Supplied data -
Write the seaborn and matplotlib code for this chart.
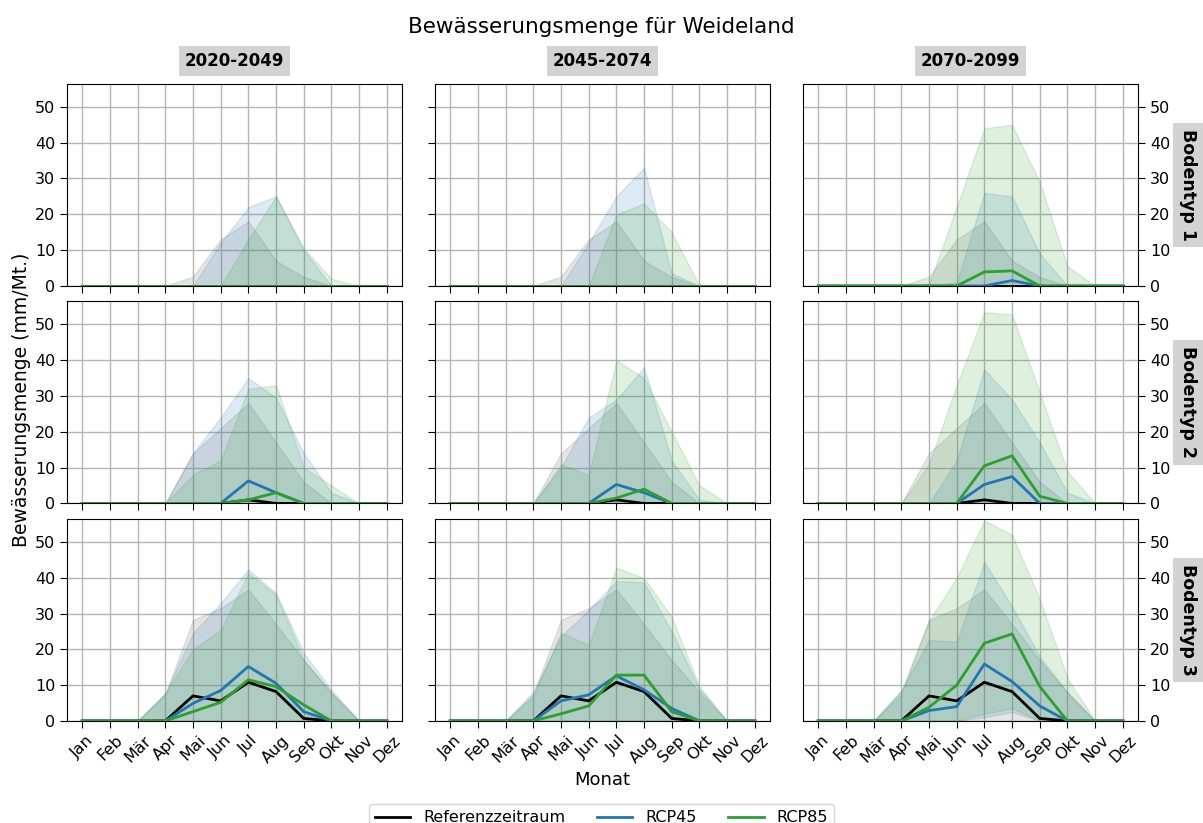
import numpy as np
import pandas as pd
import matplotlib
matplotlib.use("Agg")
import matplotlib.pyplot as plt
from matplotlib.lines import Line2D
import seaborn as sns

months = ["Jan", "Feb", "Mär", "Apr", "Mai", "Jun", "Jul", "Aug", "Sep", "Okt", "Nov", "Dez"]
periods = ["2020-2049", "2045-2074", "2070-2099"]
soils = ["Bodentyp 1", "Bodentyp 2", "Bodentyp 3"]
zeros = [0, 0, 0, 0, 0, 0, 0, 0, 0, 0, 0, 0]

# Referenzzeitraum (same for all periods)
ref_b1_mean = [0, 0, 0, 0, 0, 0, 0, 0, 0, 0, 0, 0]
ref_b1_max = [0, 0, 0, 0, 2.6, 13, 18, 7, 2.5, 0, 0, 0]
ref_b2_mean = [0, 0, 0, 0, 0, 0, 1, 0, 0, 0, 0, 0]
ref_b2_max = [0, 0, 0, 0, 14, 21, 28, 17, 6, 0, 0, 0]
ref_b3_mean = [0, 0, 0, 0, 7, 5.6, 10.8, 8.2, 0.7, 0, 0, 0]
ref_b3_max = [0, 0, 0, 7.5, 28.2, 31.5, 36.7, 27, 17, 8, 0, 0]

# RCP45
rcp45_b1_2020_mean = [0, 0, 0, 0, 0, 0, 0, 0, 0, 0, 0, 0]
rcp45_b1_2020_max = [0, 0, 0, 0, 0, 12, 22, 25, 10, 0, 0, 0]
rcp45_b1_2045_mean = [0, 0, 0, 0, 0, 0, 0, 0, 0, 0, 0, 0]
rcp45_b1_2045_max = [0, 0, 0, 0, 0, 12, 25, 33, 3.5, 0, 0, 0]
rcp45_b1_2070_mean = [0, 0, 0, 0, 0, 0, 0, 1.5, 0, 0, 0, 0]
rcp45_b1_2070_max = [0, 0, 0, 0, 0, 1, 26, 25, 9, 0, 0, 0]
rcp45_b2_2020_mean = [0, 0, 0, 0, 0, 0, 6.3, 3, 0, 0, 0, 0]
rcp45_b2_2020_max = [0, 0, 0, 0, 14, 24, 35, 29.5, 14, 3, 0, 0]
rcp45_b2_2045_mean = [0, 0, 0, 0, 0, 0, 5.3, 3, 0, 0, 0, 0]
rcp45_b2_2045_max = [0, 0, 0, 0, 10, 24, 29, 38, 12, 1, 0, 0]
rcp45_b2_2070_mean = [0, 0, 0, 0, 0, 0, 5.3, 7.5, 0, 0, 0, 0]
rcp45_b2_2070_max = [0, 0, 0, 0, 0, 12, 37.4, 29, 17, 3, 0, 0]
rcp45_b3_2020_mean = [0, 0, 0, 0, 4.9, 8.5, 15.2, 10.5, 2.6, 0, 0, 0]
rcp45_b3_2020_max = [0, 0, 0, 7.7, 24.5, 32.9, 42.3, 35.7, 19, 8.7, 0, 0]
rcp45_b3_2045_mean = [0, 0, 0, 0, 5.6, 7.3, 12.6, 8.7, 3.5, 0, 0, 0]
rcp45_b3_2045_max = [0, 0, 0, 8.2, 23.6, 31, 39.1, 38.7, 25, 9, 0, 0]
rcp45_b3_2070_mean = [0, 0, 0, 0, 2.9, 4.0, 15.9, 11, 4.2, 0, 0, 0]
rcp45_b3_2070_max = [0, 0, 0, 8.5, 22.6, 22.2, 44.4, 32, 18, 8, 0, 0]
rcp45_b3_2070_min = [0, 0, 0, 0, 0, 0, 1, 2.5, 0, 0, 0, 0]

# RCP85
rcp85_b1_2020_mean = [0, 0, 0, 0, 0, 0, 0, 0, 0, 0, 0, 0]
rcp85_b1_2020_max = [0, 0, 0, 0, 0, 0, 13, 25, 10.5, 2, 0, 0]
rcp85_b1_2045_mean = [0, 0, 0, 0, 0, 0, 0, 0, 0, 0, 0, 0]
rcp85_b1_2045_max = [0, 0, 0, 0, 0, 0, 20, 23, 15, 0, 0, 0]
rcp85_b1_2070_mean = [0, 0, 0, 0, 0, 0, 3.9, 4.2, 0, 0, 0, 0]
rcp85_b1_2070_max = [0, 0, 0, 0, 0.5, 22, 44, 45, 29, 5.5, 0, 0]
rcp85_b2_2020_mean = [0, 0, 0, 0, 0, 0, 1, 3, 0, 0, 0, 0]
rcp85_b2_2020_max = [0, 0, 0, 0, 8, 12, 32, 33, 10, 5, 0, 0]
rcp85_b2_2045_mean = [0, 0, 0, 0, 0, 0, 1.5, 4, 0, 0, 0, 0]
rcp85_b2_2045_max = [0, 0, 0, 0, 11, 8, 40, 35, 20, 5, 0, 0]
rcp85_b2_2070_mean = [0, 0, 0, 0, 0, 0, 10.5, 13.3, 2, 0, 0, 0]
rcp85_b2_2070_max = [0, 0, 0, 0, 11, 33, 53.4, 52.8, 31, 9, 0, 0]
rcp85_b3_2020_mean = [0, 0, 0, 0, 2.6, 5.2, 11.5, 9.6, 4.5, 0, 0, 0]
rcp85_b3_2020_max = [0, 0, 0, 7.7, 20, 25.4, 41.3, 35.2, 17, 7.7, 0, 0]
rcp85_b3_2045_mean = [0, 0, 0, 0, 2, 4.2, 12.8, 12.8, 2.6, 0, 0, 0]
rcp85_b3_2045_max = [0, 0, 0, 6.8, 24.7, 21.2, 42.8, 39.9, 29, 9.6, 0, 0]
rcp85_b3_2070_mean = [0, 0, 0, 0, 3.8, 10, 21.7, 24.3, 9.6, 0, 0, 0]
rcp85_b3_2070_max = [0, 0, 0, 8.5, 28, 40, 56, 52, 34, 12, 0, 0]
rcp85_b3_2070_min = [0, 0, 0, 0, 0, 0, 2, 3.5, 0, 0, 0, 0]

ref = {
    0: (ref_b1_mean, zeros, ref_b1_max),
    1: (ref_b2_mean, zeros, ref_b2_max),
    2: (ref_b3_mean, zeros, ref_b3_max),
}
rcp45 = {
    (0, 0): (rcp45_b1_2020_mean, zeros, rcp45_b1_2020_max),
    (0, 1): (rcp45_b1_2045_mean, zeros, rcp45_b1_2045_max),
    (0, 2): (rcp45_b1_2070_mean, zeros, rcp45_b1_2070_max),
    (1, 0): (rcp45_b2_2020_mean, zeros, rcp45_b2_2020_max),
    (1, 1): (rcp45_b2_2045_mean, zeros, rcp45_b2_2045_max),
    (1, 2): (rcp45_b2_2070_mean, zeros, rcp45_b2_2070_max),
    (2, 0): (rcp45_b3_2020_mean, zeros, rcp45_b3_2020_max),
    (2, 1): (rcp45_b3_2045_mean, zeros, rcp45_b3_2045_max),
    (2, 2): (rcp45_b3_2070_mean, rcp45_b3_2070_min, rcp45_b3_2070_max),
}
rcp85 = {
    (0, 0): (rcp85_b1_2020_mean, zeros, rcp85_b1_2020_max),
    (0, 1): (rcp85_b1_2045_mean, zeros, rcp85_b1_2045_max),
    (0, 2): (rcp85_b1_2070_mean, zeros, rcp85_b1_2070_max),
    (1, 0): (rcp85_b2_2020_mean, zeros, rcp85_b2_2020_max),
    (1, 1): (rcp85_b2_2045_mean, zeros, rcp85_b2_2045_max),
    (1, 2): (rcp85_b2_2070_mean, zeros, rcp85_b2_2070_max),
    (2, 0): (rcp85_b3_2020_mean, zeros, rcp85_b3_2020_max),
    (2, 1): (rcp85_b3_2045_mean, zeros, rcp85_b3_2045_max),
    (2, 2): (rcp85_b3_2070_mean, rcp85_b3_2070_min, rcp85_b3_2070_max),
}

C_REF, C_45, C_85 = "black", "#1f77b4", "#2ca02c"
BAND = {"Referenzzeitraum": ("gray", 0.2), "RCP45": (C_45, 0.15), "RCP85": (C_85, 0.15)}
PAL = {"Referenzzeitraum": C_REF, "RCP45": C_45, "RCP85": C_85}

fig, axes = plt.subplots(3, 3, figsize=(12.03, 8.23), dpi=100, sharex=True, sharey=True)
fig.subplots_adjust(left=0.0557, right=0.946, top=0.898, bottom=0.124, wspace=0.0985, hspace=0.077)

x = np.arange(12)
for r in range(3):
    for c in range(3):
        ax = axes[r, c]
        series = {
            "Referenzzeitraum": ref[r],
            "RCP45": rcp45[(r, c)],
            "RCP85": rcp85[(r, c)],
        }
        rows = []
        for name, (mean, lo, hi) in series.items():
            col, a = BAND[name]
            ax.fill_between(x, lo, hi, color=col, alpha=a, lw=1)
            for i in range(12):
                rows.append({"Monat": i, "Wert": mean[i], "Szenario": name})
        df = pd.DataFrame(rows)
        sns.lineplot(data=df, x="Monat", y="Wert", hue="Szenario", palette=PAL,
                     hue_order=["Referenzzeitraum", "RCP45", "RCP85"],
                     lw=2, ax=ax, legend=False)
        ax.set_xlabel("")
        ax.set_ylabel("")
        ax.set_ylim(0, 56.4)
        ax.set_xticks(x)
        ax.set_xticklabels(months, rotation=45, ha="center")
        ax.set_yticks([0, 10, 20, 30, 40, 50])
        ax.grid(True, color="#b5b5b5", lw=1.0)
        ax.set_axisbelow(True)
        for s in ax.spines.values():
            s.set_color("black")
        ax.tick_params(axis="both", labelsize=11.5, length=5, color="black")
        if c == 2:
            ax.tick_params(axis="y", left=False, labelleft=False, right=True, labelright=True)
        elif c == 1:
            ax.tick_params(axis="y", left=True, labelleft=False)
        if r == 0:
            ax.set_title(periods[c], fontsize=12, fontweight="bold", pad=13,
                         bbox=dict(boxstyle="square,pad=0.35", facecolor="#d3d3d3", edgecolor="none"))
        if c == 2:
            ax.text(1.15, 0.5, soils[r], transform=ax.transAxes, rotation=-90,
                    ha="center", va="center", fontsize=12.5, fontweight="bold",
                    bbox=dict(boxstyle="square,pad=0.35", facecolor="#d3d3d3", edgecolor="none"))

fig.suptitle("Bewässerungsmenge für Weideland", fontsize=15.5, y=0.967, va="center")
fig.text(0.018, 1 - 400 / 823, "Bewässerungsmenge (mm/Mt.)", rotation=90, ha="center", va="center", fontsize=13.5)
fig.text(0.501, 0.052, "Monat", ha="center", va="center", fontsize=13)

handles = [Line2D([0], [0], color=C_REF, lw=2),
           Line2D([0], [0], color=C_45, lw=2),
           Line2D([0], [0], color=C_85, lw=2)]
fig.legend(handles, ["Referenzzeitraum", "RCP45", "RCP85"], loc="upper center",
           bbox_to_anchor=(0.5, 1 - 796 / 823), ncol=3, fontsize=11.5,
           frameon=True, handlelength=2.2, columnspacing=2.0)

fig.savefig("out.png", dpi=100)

Stated goal - Pictures are excluded: retype only the lines from the beginning of the listing above through the line with "17, 8, 0, 0]", both included.

Output below -
Write the seaborn and matplotlib code for this chart.
import numpy as np
import pandas as pd
import matplotlib
matplotlib.use("Agg")
import matplotlib.pyplot as plt
from matplotlib.lines import Line2D
import seaborn as sns

months = ["Jan", "Feb", "Mär", "Apr", "Mai", "Jun", "Jul", "Aug", "Sep", "Okt", "Nov", "Dez"]
periods = ["2020-2049", "2045-2074", "2070-2099"]
soils = ["Bodentyp 1", "Bodentyp 2", "Bodentyp 3"]
zeros = [0, 0, 0, 0, 0, 0, 0, 0, 0, 0, 0, 0]

# Referenzzeitraum (same for all periods)
ref_b1_mean = [0, 0, 0, 0, 0, 0, 0, 0, 0, 0, 0, 0]
ref_b1_max = [0, 0, 0, 0, 2.6, 13, 18, 7, 2.5, 0, 0, 0]
ref_b2_mean = [0, 0, 0, 0, 0, 0, 1, 0, 0, 0, 0, 0]
ref_b2_max = [0, 0, 0, 0, 14, 21, 28, 17, 6, 0, 0, 0]
ref_b3_mean = [0, 0, 0, 0, 7, 5.6, 10.8, 8.2, 0.7, 0, 0, 0]
ref_b3_max = [0, 0, 0, 7.5, 28.2, 31.5, 36.7, 27, 17, 8, 0, 0]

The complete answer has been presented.